In [2]:
import torch
import torchvision
from torchvision import transforms
from pascal_voc_multi_label_dataset import PascalVOCMultiLabelDataset



In [3]:
# 데이터 전처리 정의
data_transform = transforms.Compose([
    transforms.Resize((224, 224)),
    transforms.ToTensor(),
    transforms.Normalize(mean=[0.485, 0.456, 0.406], std=[0.229, 0.224, 0.225]),
])

In [4]:
# PASCAL VOC 데이터셋 다운로드 및 로드
voc_train = torchvision.datasets.VOCDetection(root='./data', year='2012', image_set='train', download=True, transform=data_transform)
voc_val = torchvision.datasets.VOCDetection(root='./data', year='2012', image_set='val', download=True, transform=data_transform)
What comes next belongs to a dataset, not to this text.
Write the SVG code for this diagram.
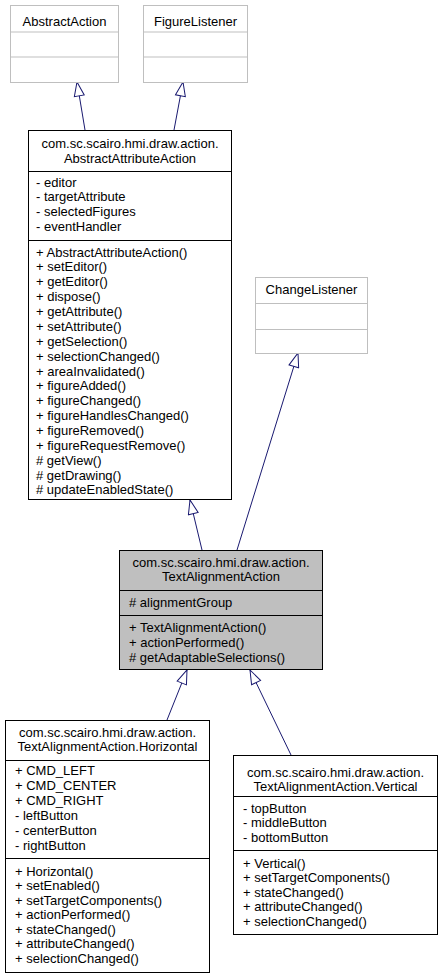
<svg xmlns="http://www.w3.org/2000/svg" width="442" height="977" viewBox="0 0 442 977">
<style>
text{font-family:"Liberation Sans",Arial,sans-serif;font-size:13px;fill:#000}
.c{text-anchor:middle}
.box{fill:#fff;stroke:#000;stroke-width:1}
.gbox{fill:#fff;stroke:#bfbfbf;stroke-width:1}
.sel{fill:#bfbfbf;stroke:#000;stroke-width:1}
.edge{stroke:#191970;stroke-width:1;fill:none;marker-end:url(#tri)}
</style>
<defs>
<marker id="tri" markerUnits="userSpaceOnUse" markerWidth="16" markerHeight="12" refX="14" refY="5" orient="auto" viewBox="-1 -1 16 12">
<path d="M0,0 L14,5 L0,10 z" fill="#fff" stroke="#191970" stroke-width="1"/>
</marker>
</defs>
<g id="connectors">
<line class="edge" x1="85" y1="130" x2="77" y2="82"/>
<line class="edge" x1="174" y1="130" x2="183" y2="82"/>
<line class="edge" x1="237" y1="550" x2="298" y2="353"/>
<line class="edge" x1="202" y1="550" x2="190" y2="500"/>
<line class="edge" x1="167" y1="720" x2="187" y2="670"/>
<line class="edge" x1="291" y1="755" x2="250" y2="670"/>
</g>
<g id="AbstractAction">
<rect class="gbox" x="10.5" y="5.5" width="108" height="77"/>
<line stroke="#bfbfbf" x1="10.5" y1="32" x2="118.5" y2="32"/>
<line stroke="#bfbfbf" x1="10.5" y1="57" x2="118.5" y2="57"/>
<text class="c" x="64.5" y="26">AbstractAction</text>
</g>
<g id="FigureListener">
<rect class="gbox" x="143.5" y="5.5" width="104" height="77"/>
<line stroke="#bfbfbf" x1="143.5" y1="32" x2="247.5" y2="32"/>
<line stroke="#bfbfbf" x1="143.5" y1="57" x2="247.5" y2="57"/>
<text class="c" x="195.5" y="26">FigureListener</text>
</g>
<g id="ChangeListener">
<rect class="gbox" x="255.5" y="277.5" width="112" height="76"/>
<line stroke="#bfbfbf" x1="255.5" y1="303.5" x2="367.5" y2="303.5"/>
<line stroke="#bfbfbf" x1="255.5" y1="329.5" x2="367.5" y2="329.5"/>
<text class="c" x="311.5" y="293.5">ChangeListener</text>
</g>
<g id="AbstractAttributeAction">
<rect class="box" x="28.5" y="130.5" width="203" height="369"/>
<line stroke="#000" x1="28.5" y1="171.5" x2="231.5" y2="171.5"/>
<line stroke="#000" x1="28.5" y1="240.5" x2="231.5" y2="240.5"/>
<text class="c" x="130" y="147.5">com.sc.scairo.hmi.draw.action.</text>
<text class="c" x="130" y="162.5">AbstractAttributeAction</text>
<text x="36" y="186.5">- editor</text>
<text x="36" y="201.3">- targetAttribute</text>
<text x="36" y="216.1">- selectedFigures</text>
<text x="36" y="230.9">- eventHandler</text>
<text x="36" y="256.5">+ AbstractAttributeAction()</text>
<text x="36" y="271.4">+ setEditor()</text>
<text x="36" y="286.2">+ getEditor()</text>
<text x="36" y="301.1">+ dispose()</text>
<text x="36" y="316">+ getAttribute()</text>
<text x="36" y="330.9">+ setAttribute()</text>
<text x="36" y="345.7">+ getSelection()</text>
<text x="36" y="360.6">+ selectionChanged()</text>
<text x="36" y="375.5">+ areaInvalidated()</text>
<text x="36" y="390.3">+ figureAdded()</text>
<text x="36" y="405.2">+ figureChanged()</text>
<text x="36" y="420.1">+ figureHandlesChanged()</text>
<text x="36" y="434.9">+ figureRemoved()</text>
<text x="36" y="449.8">+ figureRequestRemove()</text>
<text x="36" y="464.7"># getView()</text>
<text x="36" y="479.6"># getDrawing()</text>
<text x="36" y="494.4"># updateEnabledState()</text>
</g>
<g id="TextAlignmentAction">
<rect class="sel" x="119.5" y="550.5" width="203" height="119"/>
<line stroke="#000" x1="119.5" y1="590.5" x2="322.5" y2="590.5"/>
<line stroke="#000" x1="119.5" y1="615.5" x2="322.5" y2="615.5"/>
<text class="c" x="221" y="566.5">com.sc.scairo.hmi.draw.action.</text>
<text class="c" x="221" y="580.5">TextAlignmentAction</text>
<text x="129" y="606.5"># alignmentGroup</text>
<text x="129" y="631.5">+ TextAlignmentAction()</text>
<text x="129" y="646.5">+ actionPerformed()</text>
<text x="129" y="661.5"># getAdaptableSelections()</text>
</g>
<g id="Horizontal">
<rect class="box" x="5.5" y="720.5" width="204" height="252"/>
<line stroke="#000" x1="5.5" y1="760.5" x2="209.5" y2="760.5"/>
<line stroke="#000" x1="5.5" y1="858.5" x2="209.5" y2="858.5"/>
<text class="c" x="107.5" y="736.5">com.sc.scairo.hmi.draw.action.</text>
<text class="c" x="107.5" y="750.5">TextAlignmentAction.Horizontal</text>
<text x="15" y="774.5">+ CMD_LEFT</text>
<text x="15" y="789.5">+ CMD_CENTER</text>
<text x="15" y="804.5">+ CMD_RIGHT</text>
<text x="15" y="819.5">- leftButton</text>
<text x="15" y="834.5">- centerButton</text>
<text x="15" y="849.5">- rightButton</text>
<text x="15" y="875.5">+ Horizontal()</text>
<text x="15" y="890">+ setEnabled()</text>
<text x="15" y="904.5">+ setTargetComponents()</text>
<text x="15" y="919">+ actionPerformed()</text>
<text x="15" y="933.5">+ stateChanged()</text>
<text x="15" y="948">+ attributeChanged()</text>
<text x="15" y="962.5">+ selectionChanged()</text>
</g>
<g id="Vertical">
<rect class="box" x="233.5" y="755.5" width="204" height="179"/>
<line stroke="#000" x1="233.5" y1="796.5" x2="437.5" y2="796.5"/>
<line stroke="#000" x1="233.5" y1="850.5" x2="437.5" y2="850.5"/>
<text class="c" x="335.5" y="776.5">com.sc.scairo.hmi.draw.action.</text>
<text class="c" x="335.5" y="791">TextAlignmentAction.Vertical</text>
<text x="243" y="812.5">- topButton</text>
<text x="243" y="827">- middleButton</text>
<text x="243" y="841.5">- bottomButton</text>
<text x="243" y="867.5">+ Vertical()</text>
<text x="243" y="882">+ setTargetComponents()</text>
<text x="243" y="896.5">+ stateChanged()</text>
<text x="243" y="911">+ attributeChanged()</text>
<text x="243" y="925.5">+ selectionChanged()</text>
</g>
</svg>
Downloading http://host.robots.ox.ac.uk/pascal/VOC/voc2012/VOCtrainval_11-May-2012.tar to ./data/VOCtrainval_11-May-2012.tar


100.0%


Extracting ./data/VOCtrainval_11-May-2012.tar to ./data
Using downloaded and verified file: ./data/VOCtrainval_11-May-2012.tar
Extracting ./data/VOCtrainval_11-May-2012.tar to ./data


In [6]:
train_dataset = PascalVOCMultiLabelDataset(voc_train)
val_dataset = PascalVOCMultiLabelDataset(voc_val)

In [7]:
train_loader = torch.utils.data.DataLoader(train_dataset, batch_size=16, shuffle=True, num_workers=2)
val_loader = torch.utils.data.DataLoader(val_dataset, batch_size=16, shuffle=False, num_workers=2)


In [9]:
# !pip install timm
import timm
import torch.nn as nn
import torchvision.models as models

Collecting timm
  Downloading timm-0.6.12-py3-none-any.whl (549 kB)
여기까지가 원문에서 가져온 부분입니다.